Given task: Please return exactly the run of lines that begins with the line containing "Rebuild this chart" and ends with the line containing "placeSqueezed(title, 0.735);", pictures excluded.
[Start]
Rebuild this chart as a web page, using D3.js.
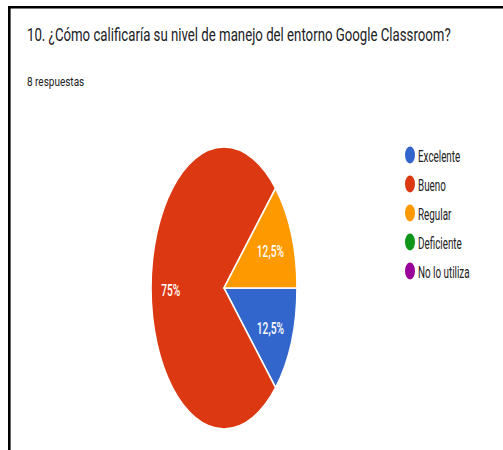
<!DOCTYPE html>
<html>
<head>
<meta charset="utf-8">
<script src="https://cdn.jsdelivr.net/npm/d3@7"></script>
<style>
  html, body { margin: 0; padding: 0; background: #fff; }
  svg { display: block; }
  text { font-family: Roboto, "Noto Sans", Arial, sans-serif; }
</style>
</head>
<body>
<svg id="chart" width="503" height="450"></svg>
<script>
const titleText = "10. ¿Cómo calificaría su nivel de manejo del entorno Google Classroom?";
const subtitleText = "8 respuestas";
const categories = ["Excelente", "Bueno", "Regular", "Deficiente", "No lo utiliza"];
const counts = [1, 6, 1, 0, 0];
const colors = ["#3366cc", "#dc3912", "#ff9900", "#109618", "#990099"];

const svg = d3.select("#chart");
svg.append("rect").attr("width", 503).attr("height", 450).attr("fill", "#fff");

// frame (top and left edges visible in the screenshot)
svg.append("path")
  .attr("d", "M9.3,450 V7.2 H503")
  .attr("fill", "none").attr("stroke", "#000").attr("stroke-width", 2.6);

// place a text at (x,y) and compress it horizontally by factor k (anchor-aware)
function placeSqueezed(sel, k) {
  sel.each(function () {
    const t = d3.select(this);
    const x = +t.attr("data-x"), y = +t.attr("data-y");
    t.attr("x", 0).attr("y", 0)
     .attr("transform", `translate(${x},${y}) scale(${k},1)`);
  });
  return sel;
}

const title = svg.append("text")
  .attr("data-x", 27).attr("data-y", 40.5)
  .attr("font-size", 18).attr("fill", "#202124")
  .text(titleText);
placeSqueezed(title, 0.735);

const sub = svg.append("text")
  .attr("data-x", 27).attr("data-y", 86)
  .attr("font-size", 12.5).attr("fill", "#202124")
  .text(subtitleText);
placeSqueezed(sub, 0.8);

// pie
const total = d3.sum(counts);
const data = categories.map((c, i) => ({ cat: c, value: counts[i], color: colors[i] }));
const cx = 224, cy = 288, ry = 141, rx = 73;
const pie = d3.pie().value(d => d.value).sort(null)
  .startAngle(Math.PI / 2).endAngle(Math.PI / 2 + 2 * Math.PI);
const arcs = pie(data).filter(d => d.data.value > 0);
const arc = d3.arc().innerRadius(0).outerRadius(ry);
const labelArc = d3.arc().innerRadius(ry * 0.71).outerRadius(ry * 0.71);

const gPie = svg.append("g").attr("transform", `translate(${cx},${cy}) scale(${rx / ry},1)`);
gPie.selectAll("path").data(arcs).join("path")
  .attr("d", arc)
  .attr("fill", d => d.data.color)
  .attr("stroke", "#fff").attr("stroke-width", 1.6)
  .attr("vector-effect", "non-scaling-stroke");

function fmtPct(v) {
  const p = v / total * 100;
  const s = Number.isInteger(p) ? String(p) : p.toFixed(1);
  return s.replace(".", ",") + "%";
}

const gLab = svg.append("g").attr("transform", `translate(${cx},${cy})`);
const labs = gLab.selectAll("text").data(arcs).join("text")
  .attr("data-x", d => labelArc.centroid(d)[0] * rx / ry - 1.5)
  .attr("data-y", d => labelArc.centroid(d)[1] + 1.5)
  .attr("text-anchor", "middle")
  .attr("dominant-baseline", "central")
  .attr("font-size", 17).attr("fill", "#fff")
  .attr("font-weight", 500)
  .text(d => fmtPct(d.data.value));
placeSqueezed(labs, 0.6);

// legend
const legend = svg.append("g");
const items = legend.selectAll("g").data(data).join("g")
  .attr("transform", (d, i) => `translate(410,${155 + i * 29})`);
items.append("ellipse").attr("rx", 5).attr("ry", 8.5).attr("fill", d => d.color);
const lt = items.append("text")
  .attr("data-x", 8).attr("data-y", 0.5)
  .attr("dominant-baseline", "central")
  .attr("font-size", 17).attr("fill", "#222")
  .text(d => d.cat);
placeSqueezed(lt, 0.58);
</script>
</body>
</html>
[End]
[Start]
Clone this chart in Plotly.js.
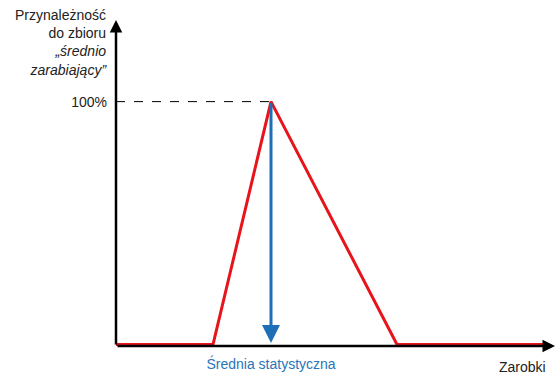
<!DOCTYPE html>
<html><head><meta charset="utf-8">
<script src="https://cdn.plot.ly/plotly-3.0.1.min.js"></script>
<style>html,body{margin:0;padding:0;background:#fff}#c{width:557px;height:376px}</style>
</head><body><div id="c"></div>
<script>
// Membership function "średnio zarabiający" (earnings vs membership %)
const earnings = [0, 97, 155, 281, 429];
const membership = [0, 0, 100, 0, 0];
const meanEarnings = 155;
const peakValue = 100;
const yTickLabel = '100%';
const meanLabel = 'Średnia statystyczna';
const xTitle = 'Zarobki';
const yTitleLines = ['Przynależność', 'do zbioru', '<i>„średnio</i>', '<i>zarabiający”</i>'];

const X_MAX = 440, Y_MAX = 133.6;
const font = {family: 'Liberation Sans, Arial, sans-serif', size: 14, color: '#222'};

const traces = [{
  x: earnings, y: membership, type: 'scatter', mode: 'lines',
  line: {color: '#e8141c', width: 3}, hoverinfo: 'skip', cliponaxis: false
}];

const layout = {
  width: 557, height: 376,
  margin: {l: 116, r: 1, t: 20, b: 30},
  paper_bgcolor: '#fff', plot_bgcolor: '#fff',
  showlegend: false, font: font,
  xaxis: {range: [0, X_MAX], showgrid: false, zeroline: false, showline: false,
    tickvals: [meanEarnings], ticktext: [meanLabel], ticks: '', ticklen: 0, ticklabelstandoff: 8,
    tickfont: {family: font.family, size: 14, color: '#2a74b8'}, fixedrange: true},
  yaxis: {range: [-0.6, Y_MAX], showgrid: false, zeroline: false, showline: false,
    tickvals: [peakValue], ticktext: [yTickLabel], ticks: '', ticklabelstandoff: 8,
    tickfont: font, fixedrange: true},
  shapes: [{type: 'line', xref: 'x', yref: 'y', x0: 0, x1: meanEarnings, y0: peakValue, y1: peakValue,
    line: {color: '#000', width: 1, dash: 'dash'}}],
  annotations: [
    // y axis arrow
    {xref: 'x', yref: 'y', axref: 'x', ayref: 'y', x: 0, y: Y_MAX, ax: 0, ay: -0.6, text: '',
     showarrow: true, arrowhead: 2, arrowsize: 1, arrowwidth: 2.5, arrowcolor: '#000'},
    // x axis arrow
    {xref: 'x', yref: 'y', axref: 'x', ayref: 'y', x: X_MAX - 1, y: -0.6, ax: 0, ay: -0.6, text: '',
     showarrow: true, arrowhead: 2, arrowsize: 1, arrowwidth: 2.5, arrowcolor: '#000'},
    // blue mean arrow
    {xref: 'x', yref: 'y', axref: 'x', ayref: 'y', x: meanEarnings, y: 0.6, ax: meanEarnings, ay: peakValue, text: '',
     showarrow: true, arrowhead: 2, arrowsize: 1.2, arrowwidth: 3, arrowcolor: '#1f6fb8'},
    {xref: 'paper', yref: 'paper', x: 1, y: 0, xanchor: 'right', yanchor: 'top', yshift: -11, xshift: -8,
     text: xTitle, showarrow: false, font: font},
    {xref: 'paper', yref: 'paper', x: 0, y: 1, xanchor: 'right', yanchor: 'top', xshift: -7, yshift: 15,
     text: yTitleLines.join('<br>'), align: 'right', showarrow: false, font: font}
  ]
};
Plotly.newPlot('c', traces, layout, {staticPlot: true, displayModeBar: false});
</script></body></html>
[End]
[Start]
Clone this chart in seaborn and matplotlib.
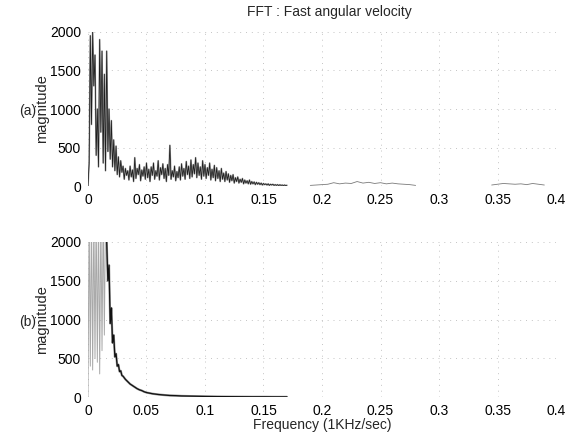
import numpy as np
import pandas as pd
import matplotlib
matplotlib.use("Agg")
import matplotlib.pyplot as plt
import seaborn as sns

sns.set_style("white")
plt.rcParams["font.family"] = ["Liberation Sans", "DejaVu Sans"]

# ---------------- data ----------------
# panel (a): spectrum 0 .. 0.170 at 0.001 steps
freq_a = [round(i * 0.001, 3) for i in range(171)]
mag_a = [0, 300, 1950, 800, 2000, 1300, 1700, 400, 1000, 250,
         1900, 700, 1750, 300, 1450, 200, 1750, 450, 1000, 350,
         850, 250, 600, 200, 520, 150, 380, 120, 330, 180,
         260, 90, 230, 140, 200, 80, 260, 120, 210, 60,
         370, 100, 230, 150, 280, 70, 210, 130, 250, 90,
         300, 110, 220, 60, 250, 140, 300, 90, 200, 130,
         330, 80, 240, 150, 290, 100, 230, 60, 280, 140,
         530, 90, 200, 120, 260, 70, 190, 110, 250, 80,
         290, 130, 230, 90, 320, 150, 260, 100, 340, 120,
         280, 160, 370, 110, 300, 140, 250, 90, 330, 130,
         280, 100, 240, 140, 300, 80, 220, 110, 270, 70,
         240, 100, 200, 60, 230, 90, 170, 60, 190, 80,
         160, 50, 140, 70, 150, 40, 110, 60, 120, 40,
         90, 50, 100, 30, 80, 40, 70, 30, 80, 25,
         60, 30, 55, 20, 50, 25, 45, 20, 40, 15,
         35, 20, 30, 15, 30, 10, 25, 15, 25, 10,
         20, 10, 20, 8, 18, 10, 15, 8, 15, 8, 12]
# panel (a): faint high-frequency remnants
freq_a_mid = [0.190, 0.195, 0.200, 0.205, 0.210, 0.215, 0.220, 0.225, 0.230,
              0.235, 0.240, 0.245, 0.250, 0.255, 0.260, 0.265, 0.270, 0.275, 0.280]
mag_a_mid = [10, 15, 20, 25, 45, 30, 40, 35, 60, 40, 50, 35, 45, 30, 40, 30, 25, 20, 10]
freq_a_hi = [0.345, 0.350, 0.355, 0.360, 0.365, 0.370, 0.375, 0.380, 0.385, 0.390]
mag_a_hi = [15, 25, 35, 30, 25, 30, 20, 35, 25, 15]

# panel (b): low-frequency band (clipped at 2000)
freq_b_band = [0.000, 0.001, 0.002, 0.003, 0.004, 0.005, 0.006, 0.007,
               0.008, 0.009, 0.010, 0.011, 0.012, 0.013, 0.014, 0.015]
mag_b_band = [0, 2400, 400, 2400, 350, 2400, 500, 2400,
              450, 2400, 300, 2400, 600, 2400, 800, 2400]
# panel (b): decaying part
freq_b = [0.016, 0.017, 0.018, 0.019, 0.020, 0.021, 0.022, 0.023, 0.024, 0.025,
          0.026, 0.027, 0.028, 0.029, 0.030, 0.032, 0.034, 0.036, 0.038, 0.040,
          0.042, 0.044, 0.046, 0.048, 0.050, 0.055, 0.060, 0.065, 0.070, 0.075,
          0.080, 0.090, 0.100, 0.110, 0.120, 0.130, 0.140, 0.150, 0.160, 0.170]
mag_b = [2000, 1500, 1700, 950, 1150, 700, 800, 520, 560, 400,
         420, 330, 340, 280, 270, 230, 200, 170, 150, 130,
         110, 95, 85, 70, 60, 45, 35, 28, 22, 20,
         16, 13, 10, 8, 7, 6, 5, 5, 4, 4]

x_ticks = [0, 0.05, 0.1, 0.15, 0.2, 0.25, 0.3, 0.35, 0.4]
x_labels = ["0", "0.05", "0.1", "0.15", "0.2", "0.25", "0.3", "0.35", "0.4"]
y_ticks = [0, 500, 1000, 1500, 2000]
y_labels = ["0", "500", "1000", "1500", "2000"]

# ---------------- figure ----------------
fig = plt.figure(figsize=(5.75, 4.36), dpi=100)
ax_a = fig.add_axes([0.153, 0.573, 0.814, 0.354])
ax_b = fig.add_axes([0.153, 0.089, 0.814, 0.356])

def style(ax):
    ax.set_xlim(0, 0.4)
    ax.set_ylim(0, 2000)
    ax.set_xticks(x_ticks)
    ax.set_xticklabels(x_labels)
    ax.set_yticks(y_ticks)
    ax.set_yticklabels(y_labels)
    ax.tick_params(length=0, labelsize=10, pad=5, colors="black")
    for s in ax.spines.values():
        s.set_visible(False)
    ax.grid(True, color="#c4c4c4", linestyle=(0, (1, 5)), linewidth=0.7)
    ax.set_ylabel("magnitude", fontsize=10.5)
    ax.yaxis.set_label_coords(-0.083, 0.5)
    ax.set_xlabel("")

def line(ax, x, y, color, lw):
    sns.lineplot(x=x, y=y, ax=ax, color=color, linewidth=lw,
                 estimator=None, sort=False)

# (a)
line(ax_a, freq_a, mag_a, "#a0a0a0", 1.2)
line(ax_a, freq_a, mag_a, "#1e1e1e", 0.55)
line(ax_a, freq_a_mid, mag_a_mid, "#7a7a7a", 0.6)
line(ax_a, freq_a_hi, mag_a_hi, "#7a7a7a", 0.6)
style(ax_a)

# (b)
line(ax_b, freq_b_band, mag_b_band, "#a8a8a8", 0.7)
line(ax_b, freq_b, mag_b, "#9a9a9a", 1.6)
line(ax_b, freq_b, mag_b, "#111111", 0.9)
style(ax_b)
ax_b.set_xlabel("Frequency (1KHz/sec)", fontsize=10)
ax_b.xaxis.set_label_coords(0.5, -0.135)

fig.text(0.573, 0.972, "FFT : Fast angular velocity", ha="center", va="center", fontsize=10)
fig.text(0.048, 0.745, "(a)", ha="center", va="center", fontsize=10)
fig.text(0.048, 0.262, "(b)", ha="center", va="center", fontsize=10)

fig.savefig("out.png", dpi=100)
[End]
Written solution:
Rebuild this chart as a web page, using D3.js.
<!DOCTYPE html>
<html>
<head>
<meta charset="utf-8">
<script src="https://cdn.jsdelivr.net/npm/d3@7"></script>
<style>
  html, body { margin: 0; padding: 0; background: #fff; }
  svg { display: block; }
  text { font-family: Roboto, "Noto Sans", Arial, sans-serif; }
</style>
</head>
<body>
<svg id="chart" width="503" height="450"></svg>
<script>
const titleText = "10. ¿Cómo calificaría su nivel de manejo del entorno Google Classroom?";
const subtitleText = "8 respuestas";
const categories = ["Excelente", "Bueno", "Regular", "Deficiente", "No lo utiliza"];
const counts = [1, 6, 1, 0, 0];
const colors = ["#3366cc", "#dc3912", "#ff9900", "#109618", "#990099"];

const svg = d3.select("#chart");
svg.append("rect").attr("width", 503).attr("height", 450).attr("fill", "#fff");

// frame (top and left edges visible in the screenshot)
svg.append("path")
  .attr("d", "M9.3,450 V7.2 H503")
  .attr("fill", "none").attr("stroke", "#000").attr("stroke-width", 2.6);

// place a text at (x,y) and compress it horizontally by factor k (anchor-aware)
function placeSqueezed(sel, k) {
  sel.each(function () {
    const t = d3.select(this);
    const x = +t.attr("data-x"), y = +t.attr("data-y");
    t.attr("x", 0).attr("y", 0)
     .attr("transform", `translate(${x},${y}) scale(${k},1)`);
  });
  return sel;
}

const title = svg.append("text")
  .attr("data-x", 27).attr("data-y", 40.5)
  .attr("font-size", 18).attr("fill", "#202124")
  .text(titleText);
placeSqueezed(title, 0.735);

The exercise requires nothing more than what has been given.